Colorado Rep. Lauren Boebert famously vaped in a theater and grabbed her date's privates. When called out for her offensive conduct, she blamed a "difficult divorce." Meanwhile, self-described "Christian nationalist" Rep. Marjorie Taylor Greene showers the House floor with profanities.

I honestly don't care who Nancy Mace shacks up with. But it is fascinating to hear her refer to the guy in her bed as a "fiance" as opposed to some random dude. Makes her adultery sound like almost-marriage.

What are these right-wing vixens up to? For starters, they're advertising their sexual availability. (Tinder never closes.) And as members of Congress, their forays into exhibitionism provide visibility and opportunities to raise money.
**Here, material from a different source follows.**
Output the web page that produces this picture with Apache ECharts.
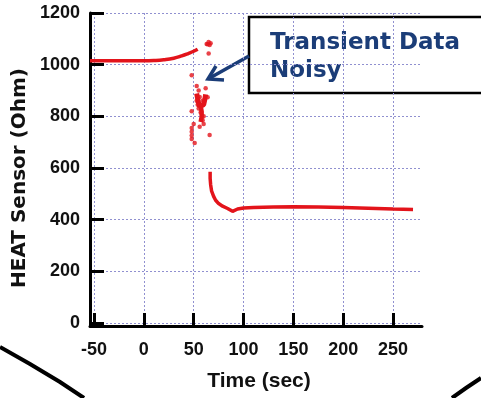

These ladies evidently think that they can get away with dishing this coarseness in public while posing as defenders of old-school morality. You sometimes wonder whether they are mocking social conservatives.

 

Some evangelicals are quite unhappy about this. They are joined by others who simply want more dignity in the political culture.

The road to right-wing vulgarity was paved with hypocrisy. Some of the credit goes to Bill Bennett, who long ago perfected the art of unprincipled rectitude. Former education secretary under Ronald Reagan, Bennett has long peddled a highly elastic moral code -- depends on which party benefits -- while maintaining a face frozen in pious judgment.

In his 1998 book, "The Death of Outrage: Bill Clinton and the Assault on American Ideals," Bennett piled moral censure on Clinton over his tryst with a White House intern. And he went after Democrats for not sharing his indignation.

The first chapter, simply titled "Sex," pounded the pulpit. "In extramarital affairs," Bennett wrote, "there are victims. In marriage, one person has been entrusted with the soul of another." If true, that's bad news for Melania.